STATED EXERCISE:
Set down, exactly as written, the lines from the top of the data to the line that holds "recovered = [g", and omit the pictures.

STORED DATA:
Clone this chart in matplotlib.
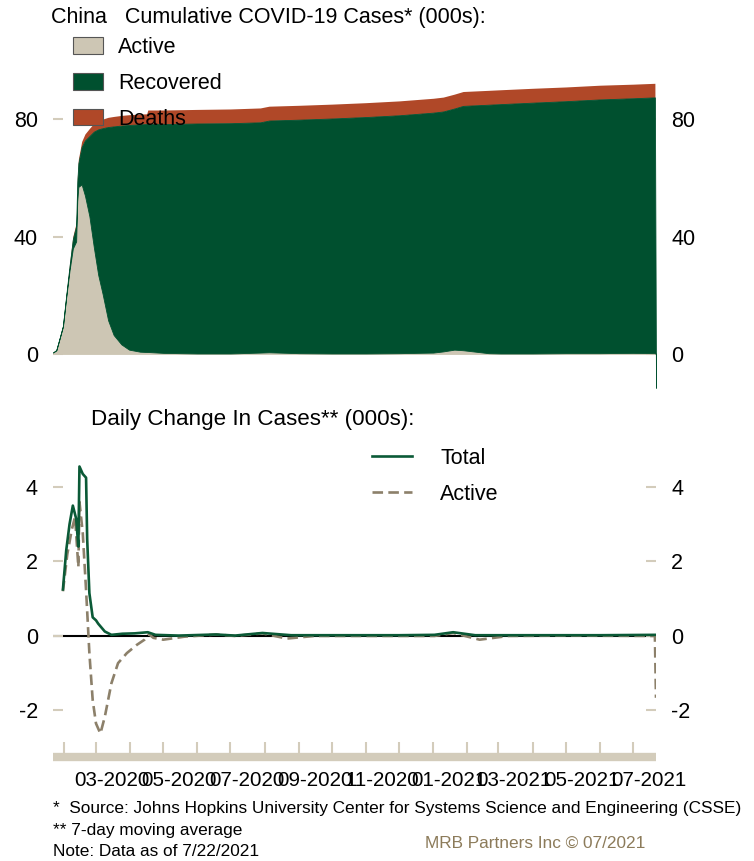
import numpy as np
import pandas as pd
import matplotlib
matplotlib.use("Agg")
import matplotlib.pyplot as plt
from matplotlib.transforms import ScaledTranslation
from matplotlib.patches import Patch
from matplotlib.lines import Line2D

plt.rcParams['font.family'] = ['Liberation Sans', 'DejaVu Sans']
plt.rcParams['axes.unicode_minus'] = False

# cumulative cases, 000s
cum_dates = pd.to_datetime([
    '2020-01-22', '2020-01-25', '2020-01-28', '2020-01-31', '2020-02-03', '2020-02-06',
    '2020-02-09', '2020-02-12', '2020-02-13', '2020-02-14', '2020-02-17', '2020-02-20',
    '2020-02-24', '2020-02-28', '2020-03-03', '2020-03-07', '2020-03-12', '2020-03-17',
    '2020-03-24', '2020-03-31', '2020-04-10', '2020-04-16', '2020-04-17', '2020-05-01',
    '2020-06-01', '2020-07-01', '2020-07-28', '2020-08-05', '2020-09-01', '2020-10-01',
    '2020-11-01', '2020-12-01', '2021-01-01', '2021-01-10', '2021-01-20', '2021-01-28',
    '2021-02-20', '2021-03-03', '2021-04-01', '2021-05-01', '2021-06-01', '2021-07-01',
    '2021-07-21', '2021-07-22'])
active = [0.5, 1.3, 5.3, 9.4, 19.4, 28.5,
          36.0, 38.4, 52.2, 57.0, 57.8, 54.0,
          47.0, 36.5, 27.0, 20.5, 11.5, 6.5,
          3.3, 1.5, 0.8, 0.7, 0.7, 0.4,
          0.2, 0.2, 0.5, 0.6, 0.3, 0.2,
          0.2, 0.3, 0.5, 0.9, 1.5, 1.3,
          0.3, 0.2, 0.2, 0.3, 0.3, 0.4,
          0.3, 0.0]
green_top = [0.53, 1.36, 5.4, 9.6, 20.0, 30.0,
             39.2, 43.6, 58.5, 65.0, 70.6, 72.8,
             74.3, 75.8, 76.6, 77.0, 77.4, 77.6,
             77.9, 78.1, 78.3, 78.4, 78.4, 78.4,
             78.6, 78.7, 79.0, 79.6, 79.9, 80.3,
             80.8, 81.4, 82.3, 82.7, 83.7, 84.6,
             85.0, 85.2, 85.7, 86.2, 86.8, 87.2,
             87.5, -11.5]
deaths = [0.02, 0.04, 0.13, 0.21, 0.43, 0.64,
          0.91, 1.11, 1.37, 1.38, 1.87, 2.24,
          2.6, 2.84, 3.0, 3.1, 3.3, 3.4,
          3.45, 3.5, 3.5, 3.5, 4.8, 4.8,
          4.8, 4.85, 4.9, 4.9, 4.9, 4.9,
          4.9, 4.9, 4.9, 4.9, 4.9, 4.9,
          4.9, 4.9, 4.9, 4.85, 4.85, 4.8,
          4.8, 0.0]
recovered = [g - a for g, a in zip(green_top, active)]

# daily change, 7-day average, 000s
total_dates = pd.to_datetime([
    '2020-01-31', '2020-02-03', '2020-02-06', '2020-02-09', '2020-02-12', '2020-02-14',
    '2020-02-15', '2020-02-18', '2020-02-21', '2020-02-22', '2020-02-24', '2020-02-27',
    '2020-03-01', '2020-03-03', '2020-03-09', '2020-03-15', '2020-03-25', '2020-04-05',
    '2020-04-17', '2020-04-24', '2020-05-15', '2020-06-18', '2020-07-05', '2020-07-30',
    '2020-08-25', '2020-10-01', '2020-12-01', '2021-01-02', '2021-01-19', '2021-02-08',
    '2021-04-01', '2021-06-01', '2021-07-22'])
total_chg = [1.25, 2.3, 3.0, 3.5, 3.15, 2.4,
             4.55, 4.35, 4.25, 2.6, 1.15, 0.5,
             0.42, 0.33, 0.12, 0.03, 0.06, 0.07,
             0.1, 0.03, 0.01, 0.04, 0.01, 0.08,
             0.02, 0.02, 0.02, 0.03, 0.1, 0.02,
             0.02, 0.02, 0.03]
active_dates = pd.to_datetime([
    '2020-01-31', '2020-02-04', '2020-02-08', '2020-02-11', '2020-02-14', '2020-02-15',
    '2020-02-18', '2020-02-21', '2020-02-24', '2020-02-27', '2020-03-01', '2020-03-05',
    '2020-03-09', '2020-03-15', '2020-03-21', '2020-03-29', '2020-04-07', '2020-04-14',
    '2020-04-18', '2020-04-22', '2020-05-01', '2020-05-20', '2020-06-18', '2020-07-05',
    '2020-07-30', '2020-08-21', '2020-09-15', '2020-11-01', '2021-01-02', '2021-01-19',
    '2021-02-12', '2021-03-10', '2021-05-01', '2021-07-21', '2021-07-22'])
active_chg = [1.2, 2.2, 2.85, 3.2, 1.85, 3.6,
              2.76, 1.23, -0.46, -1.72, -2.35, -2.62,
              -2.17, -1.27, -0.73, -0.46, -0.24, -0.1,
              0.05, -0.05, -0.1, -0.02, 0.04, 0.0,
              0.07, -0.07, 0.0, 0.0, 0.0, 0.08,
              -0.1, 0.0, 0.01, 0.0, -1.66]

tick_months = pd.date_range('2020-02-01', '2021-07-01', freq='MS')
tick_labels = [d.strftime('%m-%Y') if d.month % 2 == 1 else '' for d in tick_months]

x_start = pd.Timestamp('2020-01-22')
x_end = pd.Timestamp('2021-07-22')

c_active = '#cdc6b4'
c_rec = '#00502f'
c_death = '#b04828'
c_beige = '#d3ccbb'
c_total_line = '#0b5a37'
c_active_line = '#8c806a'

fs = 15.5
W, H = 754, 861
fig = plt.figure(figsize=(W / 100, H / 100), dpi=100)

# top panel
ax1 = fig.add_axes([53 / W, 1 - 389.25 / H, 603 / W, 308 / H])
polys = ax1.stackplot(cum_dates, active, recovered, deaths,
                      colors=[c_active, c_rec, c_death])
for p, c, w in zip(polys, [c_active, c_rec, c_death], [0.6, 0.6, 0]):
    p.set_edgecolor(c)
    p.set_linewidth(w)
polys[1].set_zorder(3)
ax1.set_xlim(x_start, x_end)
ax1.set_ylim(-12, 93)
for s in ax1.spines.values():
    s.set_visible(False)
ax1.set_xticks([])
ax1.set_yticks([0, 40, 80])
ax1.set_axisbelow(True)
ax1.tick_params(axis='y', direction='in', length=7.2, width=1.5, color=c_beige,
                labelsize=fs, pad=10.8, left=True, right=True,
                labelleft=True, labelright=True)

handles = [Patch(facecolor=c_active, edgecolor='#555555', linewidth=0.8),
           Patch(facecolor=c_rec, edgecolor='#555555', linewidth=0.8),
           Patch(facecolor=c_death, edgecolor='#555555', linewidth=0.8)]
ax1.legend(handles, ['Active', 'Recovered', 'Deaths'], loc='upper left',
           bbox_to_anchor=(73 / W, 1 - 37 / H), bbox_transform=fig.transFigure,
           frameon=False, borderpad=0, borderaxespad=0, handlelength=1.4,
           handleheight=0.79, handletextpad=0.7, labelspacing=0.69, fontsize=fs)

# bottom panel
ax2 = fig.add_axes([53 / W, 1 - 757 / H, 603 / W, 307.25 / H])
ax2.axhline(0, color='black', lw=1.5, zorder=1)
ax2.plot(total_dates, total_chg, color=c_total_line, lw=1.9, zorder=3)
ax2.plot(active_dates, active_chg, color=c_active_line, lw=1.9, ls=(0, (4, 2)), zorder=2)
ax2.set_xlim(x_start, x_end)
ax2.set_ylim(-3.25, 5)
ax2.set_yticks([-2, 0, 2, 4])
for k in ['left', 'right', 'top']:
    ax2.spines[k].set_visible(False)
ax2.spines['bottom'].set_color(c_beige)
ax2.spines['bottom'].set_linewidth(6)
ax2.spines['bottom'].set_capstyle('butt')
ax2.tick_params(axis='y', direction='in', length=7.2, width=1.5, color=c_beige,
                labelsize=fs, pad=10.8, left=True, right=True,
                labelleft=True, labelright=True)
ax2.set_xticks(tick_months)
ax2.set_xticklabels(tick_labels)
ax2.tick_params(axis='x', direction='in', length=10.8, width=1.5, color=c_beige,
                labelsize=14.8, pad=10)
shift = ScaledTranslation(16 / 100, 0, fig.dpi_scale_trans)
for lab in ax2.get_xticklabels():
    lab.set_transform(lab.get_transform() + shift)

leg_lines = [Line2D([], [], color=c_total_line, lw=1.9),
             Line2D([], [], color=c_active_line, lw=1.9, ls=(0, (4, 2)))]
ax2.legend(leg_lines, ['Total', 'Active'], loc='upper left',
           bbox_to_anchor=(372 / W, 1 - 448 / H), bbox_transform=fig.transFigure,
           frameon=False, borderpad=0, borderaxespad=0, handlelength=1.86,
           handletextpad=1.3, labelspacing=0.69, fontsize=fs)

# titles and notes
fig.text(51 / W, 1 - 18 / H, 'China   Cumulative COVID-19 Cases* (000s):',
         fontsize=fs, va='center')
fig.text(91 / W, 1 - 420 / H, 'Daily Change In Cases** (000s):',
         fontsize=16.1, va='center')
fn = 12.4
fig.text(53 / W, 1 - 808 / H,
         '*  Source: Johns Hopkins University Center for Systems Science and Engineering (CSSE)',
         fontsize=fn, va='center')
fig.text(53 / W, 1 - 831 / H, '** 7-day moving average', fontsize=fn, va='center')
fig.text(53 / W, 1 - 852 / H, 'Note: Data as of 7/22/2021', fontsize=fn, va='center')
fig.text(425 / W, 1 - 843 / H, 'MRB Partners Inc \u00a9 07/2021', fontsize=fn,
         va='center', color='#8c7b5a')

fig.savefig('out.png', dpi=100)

WORKED ANSWER:
Clone this chart in matplotlib.
import numpy as np
import pandas as pd
import matplotlib
matplotlib.use("Agg")
import matplotlib.pyplot as plt
from matplotlib.transforms import ScaledTranslation
from matplotlib.patches import Patch
from matplotlib.lines import Line2D

plt.rcParams['font.family'] = ['Liberation Sans', 'DejaVu Sans']
plt.rcParams['axes.unicode_minus'] = False

# cumulative cases, 000s
cum_dates = pd.to_datetime([
    '2020-01-22', '2020-01-25', '2020-01-28', '2020-01-31', '2020-02-03', '2020-02-06',
    '2020-02-09', '2020-02-12', '2020-02-13', '2020-02-14', '2020-02-17', '2020-02-20',
    '2020-02-24', '2020-02-28', '2020-03-03', '2020-03-07', '2020-03-12', '2020-03-17',
    '2020-03-24', '2020-03-31', '2020-04-10', '2020-04-16', '2020-04-17', '2020-05-01',
    '2020-06-01', '2020-07-01', '2020-07-28', '2020-08-05', '2020-09-01', '2020-10-01',
    '2020-11-01', '2020-12-01', '2021-01-01', '2021-01-10', '2021-01-20', '2021-01-28',
    '2021-02-20', '2021-03-03', '2021-04-01', '2021-05-01', '2021-06-01', '2021-07-01',
    '2021-07-21', '2021-07-22'])
active = [0.5, 1.3, 5.3, 9.4, 19.4, 28.5,
          36.0, 38.4, 52.2, 57.0, 57.8, 54.0,
          47.0, 36.5, 27.0, 20.5, 11.5, 6.5,
          3.3, 1.5, 0.8, 0.7, 0.7, 0.4,
          0.2, 0.2, 0.5, 0.6, 0.3, 0.2,
          0.2, 0.3, 0.5, 0.9, 1.5, 1.3,
          0.3, 0.2, 0.2, 0.3, 0.3, 0.4,
          0.3, 0.0]
green_top = [0.53, 1.36, 5.4, 9.6, 20.0, 30.0,
             39.2, 43.6, 58.5, 65.0, 70.6, 72.8,
             74.3, 75.8, 76.6, 77.0, 77.4, 77.6,
             77.9, 78.1, 78.3, 78.4, 78.4, 78.4,
             78.6, 78.7, 79.0, 79.6, 79.9, 80.3,
             80.8, 81.4, 82.3, 82.7, 83.7, 84.6,
             85.0, 85.2, 85.7, 86.2, 86.8, 87.2,
             87.5, -11.5]
deaths = [0.02, 0.04, 0.13, 0.21, 0.43, 0.64,
          0.91, 1.11, 1.37, 1.38, 1.87, 2.24,
          2.6, 2.84, 3.0, 3.1, 3.3, 3.4,
          3.45, 3.5, 3.5, 3.5, 4.8, 4.8,
          4.8, 4.85, 4.9, 4.9, 4.9, 4.9,
          4.9, 4.9, 4.9, 4.9, 4.9, 4.9,
          4.9, 4.9, 4.9, 4.85, 4.85, 4.8,
          4.8, 0.0]
recovered = [g - a for g, a in zip(green_top, active)]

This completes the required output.